Just days before the election, Alexandr Dugin, a Russian political theorist with many fans in the Kremlin (Putin reputedly among them), wrote a blog post titled “The Birth of New Russia” describing his vision for the region in southeastern Ukraine currently wracked by separatist violence.
In his post, Dugin rails against the “Jewish oligarchs,” “pro-American liberals,” and “Catholics, Protestants, and Schismatics” who he imagines are conspiring to oppress ethnic Russians in Ukraine.
Bizarrely, he describes separatist forces as engaged in “war with liberal Nazis.”
Dugin declares that “The battle for New Russia [southeastern Ukraine] as a special historical-political entity with fundamental meaning is the next phase of the geopolitical drama of Ukraine.”
With this statement Dugin reveals the Kremlin’s phased strategy to keep Ukraine chained to Russia and unable to pursue its democratically demonstrated desire for European integration.
Or as he calls it, the “geopolitical drama of Ukraine.”
Phase one was backing Viktor Yanukovych, Ukraine’s ousted president who enriched himself and his family while dozens of Maidan protesters were being killed by the SWAT-like Berkut special police unit.
Phase two, after Yanukovych was forced to flee the country and Berkut dismantled, was the invasion of Crimea.
The use of overt military force marks this phase as the most flagrantly disrespectful of international law and norms.
Phase three was the purposeful disruption of Ukrainian democracy in the run-up to the May 25 presidential elections.
This included the sham referendums in Crimea, Donetsk, and Luhansk, as well as preventing as much as 14% of Ukraine’s population from voting for president.
Though Putin claimed not to be in control of the militias that burned ballot boxes and turned voters away at gunpoint, the Kremlin’s meddling was obvious.
The “next phase,” as Dugin has informed us, is the “battle for New Russia,” a tsarist term that Putin has resurrected to refer to the parts of Ukraine where most Russian-speakers live.
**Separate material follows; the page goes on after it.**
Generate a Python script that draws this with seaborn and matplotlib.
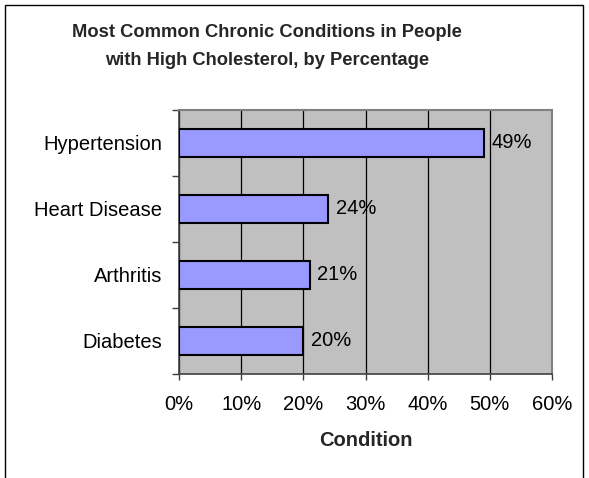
import matplotlib
matplotlib.use("Agg")
import matplotlib.pyplot as plt
from matplotlib.patches import Rectangle
from matplotlib.ticker import FixedLocator, PercentFormatter
import seaborn as sns
import pandas as pd

conditions = ["Hypertension", "Heart Disease", "Arthritis", "Diabetes"]
percentages = [49, 24, 21, 20]
x_ticks = [0, 10, 20, 30, 40, 50, 60]

sns.set_style("white")
plt.rcParams["font.family"] = ["Liberation Sans", "DejaVu Sans"]

df = pd.DataFrame({"condition": conditions, "pct": percentages})

fig = plt.figure(figsize=(5.89, 4.78), dpi=100)
fig.patch.set_facecolor("white")

# outer chart frame
fig.patches.append(Rectangle((5 / 589, -0.05), 578 / 589, 1 - 5 / 478 + 0.05,
                             transform=fig.transFigure, fill=False,
                             edgecolor="black", linewidth=1.0))

ax = fig.add_axes([179 / 589, 1 - 374 / 478, (552 - 179) / 589, (374 - 110) / 478])
ax.set_facecolor("#C0C0C0")

sns.barplot(data=df, x="pct", y="condition", orient="h", ax=ax,
            color="#9999FF", saturation=1, width=0.41,
            edgecolor="black", linewidth=1.5, zorder=3)

ax.set_xlim(0, 60)
ax.set_ylim(3.5, -0.5)
ax.xaxis.set_major_locator(FixedLocator(x_ticks))
ax.xaxis.set_major_formatter(PercentFormatter(decimals=0))
ax.grid(axis="x", color="black", linewidth=0.9, zorder=1)
ax.set_axisbelow(True)

fs = 14.5
for i, v in enumerate(percentages):
    ax.text(v + 1.2, i, f"{v}%", va="center", ha="left", fontsize=fs, color="black")

# category boundary ticks on the value axis
ax.yaxis.set_minor_locator(FixedLocator([-0.5, 0.5, 1.5, 2.5, 3.5]))
ax.tick_params(axis="y", which="major", length=0, labelsize=fs, pad=12, colors="black")
ax.tick_params(axis="y", which="minor", length=5, width=1, color="#404040", direction="out", left=True)
ax.tick_params(axis="x", which="major", length=4, width=1, color="#404040", direction="out",
               bottom=True, labelsize=fs, pad=11, labelcolor="black")

for side in ["left", "bottom"]:
    ax.spines[side].set_color("#404040")
    ax.spines[side].set_linewidth(1.2)
for side in ["top", "right"]:
    ax.spines[side].set_visible(True)
    ax.spines[side].set_color("#808080")
    ax.spines[side].set_linewidth(1.5)

ax.set_ylabel("")
ax.set_xlabel("Condition", fontsize=fs, fontweight="bold", labelpad=12)

fig.text(267 / 589, 1 - 46.5 / 478,
         "Most Common Chronic Conditions in People\nwith High Cholesterol, by Percentage",
         ha="center", va="center", fontsize=13.2, fontweight="bold", linespacing=1.85)

fig.savefig("out.png", dpi=100)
This battle extends beyond diplomacy to actual warfare, and since the elections roughly fifty people have died in combat including a Ukrainian general whose helicopter was shot down by separatists using a Russian-made anti-aircraft system.
It is clear from the actions of pro-Russian militias and the rhetoric of the Kremlin’s ideologues that Russia’s sights remain set on eastern Ukraine.
If the Ukrainian military deploys overwhelming force to squash separatists, Putin will simply move on to a subsequent phase of his plan to control Ukraine, perhaps resuming his threats to cut off gas supplies as winter looms.
It is tempting to think that the election of Poroshenko has turned the tide against Putin.
Indeed, simply holding a free election at Putin’s doorstep has been a scathing repudiation of his quasi-authoritarian regime.
But until strong leadership from the West convinces Russia to back off, Putin will continue to execute his plan to keep Ukraine fractious, unstable, and at the mercy of the Kremlin.